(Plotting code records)

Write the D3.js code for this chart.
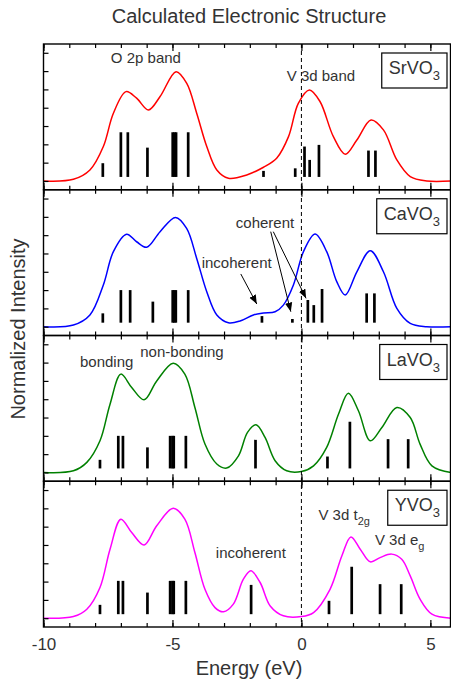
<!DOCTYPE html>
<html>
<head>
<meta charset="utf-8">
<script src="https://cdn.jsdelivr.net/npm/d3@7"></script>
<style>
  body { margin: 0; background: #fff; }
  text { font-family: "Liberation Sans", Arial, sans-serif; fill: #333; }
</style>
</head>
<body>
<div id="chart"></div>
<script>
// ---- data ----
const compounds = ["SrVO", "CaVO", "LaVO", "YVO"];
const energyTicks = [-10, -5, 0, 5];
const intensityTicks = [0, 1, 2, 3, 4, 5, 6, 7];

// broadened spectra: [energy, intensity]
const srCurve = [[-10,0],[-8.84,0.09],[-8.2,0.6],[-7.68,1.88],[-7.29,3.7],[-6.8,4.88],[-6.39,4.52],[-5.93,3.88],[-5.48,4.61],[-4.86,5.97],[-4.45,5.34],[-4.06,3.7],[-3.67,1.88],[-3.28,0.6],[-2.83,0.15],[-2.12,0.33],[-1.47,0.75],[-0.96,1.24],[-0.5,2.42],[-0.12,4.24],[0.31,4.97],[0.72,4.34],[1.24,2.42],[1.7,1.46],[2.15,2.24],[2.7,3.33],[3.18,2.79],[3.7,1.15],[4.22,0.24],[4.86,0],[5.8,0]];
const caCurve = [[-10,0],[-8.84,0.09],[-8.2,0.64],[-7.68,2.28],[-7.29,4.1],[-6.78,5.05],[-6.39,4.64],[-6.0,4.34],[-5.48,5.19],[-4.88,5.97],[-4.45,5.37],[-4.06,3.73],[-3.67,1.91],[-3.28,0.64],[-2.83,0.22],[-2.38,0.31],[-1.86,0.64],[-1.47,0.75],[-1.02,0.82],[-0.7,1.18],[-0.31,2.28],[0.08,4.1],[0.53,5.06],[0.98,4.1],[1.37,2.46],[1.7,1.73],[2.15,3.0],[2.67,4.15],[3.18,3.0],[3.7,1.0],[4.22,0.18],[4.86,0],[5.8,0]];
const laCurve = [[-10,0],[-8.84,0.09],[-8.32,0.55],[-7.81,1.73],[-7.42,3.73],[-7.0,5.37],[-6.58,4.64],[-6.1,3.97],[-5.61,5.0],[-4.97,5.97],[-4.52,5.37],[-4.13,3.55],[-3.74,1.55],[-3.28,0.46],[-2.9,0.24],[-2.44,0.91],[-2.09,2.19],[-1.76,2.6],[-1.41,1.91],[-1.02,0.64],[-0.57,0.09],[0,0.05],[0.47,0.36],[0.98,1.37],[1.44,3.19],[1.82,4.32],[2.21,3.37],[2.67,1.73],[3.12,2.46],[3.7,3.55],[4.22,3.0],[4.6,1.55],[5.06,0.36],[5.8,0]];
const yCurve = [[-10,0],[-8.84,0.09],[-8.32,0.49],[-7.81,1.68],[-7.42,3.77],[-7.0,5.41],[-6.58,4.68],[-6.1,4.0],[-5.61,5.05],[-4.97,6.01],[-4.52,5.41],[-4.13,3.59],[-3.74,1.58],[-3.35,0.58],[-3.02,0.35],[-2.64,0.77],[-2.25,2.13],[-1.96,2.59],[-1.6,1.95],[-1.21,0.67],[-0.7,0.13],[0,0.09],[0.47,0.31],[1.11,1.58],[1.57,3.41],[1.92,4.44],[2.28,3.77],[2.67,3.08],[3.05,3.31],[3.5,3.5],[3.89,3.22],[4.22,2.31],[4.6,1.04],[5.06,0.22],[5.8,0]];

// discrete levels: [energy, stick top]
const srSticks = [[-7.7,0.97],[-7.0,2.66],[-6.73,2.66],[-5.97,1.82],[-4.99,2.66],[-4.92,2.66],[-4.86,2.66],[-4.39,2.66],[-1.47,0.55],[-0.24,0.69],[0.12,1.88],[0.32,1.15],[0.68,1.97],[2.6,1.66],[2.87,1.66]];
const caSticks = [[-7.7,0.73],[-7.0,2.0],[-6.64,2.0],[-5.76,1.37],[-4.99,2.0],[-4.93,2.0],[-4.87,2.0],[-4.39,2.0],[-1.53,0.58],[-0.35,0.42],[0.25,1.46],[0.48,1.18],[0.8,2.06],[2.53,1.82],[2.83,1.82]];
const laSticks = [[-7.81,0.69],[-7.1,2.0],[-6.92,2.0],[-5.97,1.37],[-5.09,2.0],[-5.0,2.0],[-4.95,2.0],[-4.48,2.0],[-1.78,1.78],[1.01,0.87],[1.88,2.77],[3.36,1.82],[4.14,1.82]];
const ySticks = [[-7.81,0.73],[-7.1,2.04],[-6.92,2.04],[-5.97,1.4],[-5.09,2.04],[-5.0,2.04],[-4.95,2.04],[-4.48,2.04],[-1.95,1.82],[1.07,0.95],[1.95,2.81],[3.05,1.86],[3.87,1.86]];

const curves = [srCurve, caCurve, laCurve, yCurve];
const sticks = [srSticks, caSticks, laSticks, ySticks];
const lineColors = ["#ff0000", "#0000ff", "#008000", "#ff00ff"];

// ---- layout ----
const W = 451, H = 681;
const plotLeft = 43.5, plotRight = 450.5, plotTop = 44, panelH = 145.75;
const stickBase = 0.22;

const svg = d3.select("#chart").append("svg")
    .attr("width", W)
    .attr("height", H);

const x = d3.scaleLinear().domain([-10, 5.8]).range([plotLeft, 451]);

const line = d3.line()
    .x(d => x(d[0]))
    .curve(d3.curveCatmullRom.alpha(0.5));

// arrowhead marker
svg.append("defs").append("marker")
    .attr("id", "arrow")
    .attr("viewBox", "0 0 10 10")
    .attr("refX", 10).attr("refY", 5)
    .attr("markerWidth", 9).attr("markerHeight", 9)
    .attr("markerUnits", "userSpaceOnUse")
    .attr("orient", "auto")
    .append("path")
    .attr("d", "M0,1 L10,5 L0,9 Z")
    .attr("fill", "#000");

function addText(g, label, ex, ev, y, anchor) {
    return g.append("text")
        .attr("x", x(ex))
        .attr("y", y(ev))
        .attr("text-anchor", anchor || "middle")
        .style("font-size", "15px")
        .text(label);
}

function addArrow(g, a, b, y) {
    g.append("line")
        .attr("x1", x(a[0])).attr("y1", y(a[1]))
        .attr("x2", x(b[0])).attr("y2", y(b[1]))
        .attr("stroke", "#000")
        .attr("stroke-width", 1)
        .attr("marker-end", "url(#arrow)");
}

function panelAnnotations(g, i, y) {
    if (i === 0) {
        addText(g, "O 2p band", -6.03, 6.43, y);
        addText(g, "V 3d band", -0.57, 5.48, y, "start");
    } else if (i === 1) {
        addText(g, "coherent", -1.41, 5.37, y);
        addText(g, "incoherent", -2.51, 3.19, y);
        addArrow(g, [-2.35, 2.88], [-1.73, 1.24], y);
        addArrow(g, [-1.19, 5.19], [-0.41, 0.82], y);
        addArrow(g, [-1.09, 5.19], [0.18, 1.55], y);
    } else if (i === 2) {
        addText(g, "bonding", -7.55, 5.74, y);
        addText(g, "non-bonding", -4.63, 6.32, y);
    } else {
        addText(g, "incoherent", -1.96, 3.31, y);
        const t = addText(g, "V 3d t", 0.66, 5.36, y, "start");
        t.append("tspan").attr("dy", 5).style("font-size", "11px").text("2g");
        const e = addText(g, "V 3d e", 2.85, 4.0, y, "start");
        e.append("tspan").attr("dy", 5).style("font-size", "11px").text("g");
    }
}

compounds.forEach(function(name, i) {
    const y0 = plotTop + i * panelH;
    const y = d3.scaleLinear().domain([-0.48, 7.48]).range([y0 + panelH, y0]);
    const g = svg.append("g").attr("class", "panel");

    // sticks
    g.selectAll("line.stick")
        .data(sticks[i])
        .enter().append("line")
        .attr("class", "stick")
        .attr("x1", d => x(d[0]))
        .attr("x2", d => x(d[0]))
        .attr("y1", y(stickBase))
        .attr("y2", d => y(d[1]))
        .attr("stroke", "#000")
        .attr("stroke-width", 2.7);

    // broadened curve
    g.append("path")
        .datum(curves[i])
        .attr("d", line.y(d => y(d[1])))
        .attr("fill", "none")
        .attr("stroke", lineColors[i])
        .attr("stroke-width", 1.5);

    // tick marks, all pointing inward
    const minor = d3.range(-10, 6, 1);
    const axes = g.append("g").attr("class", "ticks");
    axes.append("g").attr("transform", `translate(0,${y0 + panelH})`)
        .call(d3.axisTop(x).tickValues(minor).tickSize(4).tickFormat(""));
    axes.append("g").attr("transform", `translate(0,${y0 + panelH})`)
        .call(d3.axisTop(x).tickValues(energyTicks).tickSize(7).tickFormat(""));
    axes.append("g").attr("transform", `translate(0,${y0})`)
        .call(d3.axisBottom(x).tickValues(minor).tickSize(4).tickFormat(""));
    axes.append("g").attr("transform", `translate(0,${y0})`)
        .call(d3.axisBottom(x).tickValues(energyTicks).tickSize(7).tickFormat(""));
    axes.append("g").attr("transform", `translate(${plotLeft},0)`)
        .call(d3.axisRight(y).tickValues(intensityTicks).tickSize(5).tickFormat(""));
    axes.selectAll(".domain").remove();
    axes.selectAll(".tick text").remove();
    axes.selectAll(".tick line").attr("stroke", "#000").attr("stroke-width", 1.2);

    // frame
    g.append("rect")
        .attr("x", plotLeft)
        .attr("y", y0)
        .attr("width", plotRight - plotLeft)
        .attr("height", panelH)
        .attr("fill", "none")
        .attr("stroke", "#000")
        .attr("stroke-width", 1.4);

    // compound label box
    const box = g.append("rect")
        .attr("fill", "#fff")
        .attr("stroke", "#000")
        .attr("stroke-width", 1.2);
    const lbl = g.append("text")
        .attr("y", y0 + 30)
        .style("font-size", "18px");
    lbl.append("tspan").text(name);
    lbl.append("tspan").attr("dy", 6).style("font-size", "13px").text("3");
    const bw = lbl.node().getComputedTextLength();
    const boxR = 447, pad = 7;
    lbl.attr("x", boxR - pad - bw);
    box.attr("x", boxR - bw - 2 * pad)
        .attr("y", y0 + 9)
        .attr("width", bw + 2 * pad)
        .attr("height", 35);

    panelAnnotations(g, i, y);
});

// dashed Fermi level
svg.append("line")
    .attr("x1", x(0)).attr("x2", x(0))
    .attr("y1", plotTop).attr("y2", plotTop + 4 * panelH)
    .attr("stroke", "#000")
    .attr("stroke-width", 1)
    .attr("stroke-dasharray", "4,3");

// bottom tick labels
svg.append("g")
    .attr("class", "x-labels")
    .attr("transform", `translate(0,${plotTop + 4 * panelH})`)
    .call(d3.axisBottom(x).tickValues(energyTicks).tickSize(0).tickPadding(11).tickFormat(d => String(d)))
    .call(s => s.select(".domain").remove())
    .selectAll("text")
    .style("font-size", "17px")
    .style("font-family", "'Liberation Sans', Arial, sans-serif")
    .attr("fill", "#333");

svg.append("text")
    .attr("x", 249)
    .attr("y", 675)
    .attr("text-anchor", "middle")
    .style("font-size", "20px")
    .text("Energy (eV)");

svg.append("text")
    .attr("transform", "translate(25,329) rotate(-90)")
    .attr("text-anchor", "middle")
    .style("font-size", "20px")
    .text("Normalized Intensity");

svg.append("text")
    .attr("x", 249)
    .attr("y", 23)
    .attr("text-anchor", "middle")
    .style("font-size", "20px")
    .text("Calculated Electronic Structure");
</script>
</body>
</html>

* * *

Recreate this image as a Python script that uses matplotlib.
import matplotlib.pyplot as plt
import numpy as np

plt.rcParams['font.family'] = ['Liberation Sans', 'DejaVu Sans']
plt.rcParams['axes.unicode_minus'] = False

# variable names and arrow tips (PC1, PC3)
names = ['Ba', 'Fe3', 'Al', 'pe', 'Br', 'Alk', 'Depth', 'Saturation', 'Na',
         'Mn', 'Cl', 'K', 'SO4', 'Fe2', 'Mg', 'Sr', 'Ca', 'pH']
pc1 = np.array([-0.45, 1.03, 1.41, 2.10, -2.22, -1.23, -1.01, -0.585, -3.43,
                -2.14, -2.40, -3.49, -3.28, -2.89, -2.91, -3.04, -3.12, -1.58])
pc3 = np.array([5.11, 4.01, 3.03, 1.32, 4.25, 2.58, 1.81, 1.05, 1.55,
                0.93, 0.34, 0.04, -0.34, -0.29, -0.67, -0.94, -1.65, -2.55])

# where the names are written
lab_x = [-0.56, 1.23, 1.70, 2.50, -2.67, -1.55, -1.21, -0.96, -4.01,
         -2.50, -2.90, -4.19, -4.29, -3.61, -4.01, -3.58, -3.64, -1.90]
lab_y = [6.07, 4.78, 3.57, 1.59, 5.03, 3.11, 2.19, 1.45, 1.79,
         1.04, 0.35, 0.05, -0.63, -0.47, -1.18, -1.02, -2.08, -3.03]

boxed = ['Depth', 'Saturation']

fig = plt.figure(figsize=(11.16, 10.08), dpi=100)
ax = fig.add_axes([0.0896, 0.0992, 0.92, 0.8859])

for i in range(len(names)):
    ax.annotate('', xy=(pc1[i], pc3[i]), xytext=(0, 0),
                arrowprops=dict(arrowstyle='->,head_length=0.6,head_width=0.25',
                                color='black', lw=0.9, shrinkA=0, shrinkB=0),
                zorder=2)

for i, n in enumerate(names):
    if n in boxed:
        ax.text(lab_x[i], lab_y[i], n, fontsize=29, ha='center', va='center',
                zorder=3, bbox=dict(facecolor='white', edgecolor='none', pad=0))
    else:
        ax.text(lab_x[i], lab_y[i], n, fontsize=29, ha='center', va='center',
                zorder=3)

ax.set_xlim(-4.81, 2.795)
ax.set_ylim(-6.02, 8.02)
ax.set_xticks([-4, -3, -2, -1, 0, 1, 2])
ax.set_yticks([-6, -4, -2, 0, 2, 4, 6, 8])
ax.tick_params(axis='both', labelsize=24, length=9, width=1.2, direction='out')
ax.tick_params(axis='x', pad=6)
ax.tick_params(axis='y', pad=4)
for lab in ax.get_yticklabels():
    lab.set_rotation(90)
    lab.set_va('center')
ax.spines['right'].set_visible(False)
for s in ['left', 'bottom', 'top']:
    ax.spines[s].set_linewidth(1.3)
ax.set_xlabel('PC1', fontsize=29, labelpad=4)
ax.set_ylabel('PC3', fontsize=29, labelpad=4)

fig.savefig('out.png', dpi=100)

_Goal_
All lines above containing the string "this" are to be collected.

_Result of the exercise_
Write the D3.js code for this chart.
Recreate this image as a Python script that uses matplotlib.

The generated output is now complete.